_DIRECTIONS FOR THIS TASK_
Copy nothing but the stretch that opens with the line containing "Give me the" and closes with the line containing "Chart.register(...registerables);". Keep pictures out.

Figure scripts:
———

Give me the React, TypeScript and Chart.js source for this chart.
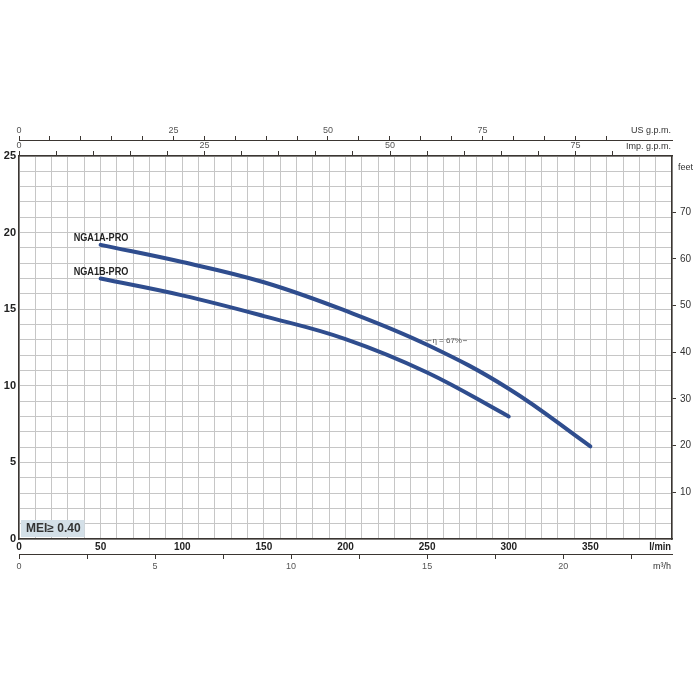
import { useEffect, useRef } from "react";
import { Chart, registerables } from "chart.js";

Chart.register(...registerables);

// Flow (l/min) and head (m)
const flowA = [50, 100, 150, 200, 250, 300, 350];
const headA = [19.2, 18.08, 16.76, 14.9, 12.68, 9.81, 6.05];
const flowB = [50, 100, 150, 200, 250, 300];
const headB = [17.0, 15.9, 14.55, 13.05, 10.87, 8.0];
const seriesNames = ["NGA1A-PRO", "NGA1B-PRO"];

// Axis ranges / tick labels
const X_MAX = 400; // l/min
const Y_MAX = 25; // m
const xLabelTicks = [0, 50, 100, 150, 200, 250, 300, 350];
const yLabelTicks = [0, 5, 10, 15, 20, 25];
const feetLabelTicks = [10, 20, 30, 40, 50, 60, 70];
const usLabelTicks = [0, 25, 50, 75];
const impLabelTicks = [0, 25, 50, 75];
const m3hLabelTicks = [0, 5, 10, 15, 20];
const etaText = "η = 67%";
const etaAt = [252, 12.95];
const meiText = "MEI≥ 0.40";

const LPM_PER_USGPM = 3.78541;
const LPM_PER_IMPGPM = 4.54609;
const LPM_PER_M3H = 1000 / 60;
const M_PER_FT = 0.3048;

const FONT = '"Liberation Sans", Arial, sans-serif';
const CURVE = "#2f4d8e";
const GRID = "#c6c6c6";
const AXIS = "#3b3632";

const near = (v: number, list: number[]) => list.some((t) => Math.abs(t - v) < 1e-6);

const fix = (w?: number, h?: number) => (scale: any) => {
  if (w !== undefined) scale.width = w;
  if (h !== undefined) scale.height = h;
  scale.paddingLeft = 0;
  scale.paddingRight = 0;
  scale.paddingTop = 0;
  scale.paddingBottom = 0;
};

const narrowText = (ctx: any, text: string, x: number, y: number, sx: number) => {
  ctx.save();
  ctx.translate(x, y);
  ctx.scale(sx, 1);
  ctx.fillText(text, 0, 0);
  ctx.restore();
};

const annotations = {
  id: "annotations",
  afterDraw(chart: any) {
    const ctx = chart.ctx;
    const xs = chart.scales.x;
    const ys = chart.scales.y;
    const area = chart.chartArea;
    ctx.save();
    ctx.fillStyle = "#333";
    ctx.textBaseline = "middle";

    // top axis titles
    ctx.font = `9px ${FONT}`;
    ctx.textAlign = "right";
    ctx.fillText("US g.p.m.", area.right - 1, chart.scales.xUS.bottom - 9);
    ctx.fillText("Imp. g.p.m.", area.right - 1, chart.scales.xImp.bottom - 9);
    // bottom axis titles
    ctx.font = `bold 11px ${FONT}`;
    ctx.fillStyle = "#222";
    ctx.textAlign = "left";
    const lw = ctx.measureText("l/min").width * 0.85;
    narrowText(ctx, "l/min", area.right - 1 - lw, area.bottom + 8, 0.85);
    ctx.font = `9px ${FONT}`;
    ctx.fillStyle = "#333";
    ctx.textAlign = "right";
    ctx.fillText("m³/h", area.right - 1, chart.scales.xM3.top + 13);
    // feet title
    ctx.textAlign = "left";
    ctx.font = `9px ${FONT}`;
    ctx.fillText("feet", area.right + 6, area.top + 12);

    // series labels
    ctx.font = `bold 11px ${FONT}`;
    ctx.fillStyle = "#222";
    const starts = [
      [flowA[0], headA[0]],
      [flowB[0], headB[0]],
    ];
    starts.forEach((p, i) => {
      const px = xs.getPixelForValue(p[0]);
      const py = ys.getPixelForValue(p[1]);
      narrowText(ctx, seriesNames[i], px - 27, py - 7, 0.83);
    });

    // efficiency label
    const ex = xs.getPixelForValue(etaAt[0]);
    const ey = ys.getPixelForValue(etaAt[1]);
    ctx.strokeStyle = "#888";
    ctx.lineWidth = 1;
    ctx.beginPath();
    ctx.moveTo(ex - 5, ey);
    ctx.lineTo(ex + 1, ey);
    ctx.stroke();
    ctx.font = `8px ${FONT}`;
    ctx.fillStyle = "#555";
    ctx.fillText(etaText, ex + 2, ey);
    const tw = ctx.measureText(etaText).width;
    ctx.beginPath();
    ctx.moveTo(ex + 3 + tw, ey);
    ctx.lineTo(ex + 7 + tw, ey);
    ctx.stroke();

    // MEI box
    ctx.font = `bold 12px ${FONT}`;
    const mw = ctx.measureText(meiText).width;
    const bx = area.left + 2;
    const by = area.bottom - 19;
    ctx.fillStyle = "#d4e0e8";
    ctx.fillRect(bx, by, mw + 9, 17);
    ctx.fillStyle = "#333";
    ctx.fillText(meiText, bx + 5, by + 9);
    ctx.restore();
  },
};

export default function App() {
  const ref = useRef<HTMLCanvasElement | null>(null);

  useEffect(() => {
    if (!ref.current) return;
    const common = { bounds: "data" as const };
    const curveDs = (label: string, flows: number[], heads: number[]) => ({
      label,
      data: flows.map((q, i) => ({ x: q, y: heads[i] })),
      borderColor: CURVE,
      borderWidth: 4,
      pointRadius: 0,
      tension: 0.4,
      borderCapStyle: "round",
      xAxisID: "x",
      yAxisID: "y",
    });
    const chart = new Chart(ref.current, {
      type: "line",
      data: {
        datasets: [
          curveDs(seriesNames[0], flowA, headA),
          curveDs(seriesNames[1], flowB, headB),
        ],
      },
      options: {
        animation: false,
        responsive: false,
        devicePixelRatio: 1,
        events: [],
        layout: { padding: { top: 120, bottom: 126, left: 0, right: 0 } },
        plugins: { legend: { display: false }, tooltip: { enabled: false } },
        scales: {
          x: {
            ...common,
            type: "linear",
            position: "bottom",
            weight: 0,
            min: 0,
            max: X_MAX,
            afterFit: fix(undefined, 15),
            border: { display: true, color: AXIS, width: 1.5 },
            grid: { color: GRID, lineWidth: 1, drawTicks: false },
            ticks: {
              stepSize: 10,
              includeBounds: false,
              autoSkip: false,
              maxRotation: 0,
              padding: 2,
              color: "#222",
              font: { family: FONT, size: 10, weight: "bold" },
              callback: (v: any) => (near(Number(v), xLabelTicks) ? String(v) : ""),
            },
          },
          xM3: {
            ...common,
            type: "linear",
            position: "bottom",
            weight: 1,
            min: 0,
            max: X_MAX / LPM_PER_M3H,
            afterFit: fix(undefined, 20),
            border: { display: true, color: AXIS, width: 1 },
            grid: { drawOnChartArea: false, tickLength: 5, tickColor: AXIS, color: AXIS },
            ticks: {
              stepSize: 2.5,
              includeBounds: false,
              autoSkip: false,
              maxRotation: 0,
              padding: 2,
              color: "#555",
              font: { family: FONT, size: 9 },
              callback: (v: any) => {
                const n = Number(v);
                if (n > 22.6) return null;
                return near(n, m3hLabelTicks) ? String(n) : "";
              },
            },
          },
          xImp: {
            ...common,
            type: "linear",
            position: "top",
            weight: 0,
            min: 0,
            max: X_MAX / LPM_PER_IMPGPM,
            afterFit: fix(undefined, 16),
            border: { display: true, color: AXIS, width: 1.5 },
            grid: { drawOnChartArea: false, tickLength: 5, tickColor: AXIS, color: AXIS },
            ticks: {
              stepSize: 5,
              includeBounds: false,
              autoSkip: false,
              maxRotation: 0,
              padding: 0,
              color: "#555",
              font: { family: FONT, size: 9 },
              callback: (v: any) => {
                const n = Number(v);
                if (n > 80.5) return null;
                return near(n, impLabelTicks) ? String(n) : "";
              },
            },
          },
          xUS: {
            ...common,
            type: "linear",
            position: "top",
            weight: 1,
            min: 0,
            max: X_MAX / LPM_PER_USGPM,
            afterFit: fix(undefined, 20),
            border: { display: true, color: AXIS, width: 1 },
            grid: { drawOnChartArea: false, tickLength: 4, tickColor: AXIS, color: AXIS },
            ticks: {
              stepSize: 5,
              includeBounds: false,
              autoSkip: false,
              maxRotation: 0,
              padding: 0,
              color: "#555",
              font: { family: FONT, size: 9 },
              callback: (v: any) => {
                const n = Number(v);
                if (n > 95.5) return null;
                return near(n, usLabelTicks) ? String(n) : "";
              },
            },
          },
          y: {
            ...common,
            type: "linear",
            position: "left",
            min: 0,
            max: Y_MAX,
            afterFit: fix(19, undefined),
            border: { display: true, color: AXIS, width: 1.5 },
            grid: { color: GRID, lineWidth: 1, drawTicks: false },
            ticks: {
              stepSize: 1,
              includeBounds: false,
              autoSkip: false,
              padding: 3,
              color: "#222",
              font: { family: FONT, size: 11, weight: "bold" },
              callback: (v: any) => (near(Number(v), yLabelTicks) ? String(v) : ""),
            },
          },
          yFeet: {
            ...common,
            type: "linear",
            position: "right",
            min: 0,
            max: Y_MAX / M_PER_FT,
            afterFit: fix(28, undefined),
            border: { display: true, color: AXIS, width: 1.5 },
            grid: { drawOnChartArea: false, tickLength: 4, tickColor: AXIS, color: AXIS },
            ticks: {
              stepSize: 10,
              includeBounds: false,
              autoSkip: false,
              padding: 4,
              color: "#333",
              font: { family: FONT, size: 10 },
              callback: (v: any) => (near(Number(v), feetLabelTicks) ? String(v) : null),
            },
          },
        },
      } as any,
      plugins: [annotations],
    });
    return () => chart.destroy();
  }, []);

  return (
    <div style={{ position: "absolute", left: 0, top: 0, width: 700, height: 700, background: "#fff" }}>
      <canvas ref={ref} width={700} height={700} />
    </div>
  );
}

———

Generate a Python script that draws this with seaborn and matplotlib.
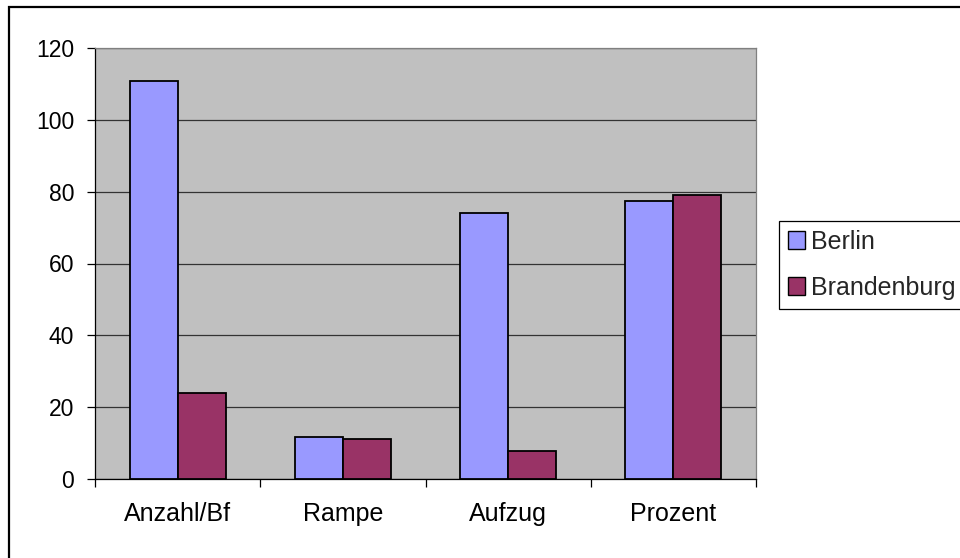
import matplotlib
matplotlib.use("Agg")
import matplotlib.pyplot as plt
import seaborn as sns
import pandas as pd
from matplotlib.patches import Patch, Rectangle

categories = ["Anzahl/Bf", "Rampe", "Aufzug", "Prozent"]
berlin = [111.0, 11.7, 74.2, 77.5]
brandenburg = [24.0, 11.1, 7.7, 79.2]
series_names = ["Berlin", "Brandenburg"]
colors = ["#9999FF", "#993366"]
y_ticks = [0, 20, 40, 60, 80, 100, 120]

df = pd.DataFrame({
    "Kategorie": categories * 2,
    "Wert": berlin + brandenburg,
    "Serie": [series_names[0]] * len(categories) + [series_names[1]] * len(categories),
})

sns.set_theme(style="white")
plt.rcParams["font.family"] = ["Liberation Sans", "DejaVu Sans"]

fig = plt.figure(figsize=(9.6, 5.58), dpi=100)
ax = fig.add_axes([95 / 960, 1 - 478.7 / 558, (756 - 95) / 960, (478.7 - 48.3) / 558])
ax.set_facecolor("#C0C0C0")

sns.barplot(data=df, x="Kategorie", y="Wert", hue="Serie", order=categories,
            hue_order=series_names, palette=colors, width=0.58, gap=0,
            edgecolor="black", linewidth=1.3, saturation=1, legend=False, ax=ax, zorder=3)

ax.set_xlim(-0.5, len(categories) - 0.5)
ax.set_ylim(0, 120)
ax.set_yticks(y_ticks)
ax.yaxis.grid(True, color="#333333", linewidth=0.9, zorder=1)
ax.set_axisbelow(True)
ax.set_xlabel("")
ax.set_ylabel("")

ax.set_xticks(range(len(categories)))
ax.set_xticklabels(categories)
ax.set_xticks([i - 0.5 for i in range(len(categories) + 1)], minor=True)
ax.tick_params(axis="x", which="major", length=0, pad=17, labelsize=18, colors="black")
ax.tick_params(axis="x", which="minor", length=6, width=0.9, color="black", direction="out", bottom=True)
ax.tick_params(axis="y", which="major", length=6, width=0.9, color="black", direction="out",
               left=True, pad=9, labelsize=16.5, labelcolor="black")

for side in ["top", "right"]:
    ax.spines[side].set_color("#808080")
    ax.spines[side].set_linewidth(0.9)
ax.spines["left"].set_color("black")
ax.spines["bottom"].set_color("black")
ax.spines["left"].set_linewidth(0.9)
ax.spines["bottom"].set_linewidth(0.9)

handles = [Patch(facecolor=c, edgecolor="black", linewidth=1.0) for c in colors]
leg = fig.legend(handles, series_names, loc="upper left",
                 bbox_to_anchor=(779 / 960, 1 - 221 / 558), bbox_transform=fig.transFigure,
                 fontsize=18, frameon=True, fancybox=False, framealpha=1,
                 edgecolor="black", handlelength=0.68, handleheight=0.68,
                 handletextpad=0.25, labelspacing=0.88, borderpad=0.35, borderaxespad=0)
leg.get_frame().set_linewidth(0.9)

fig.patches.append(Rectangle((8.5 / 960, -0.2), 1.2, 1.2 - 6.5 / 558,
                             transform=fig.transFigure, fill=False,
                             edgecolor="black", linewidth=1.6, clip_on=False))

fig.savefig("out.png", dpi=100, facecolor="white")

———

_PROBLEM SOLUTION_
Give me the React, TypeScript and Chart.js source for this chart.
import { useEffect, useRef } from "react";
import { Chart, registerables } from "chart.js";

Chart.register(...registerables);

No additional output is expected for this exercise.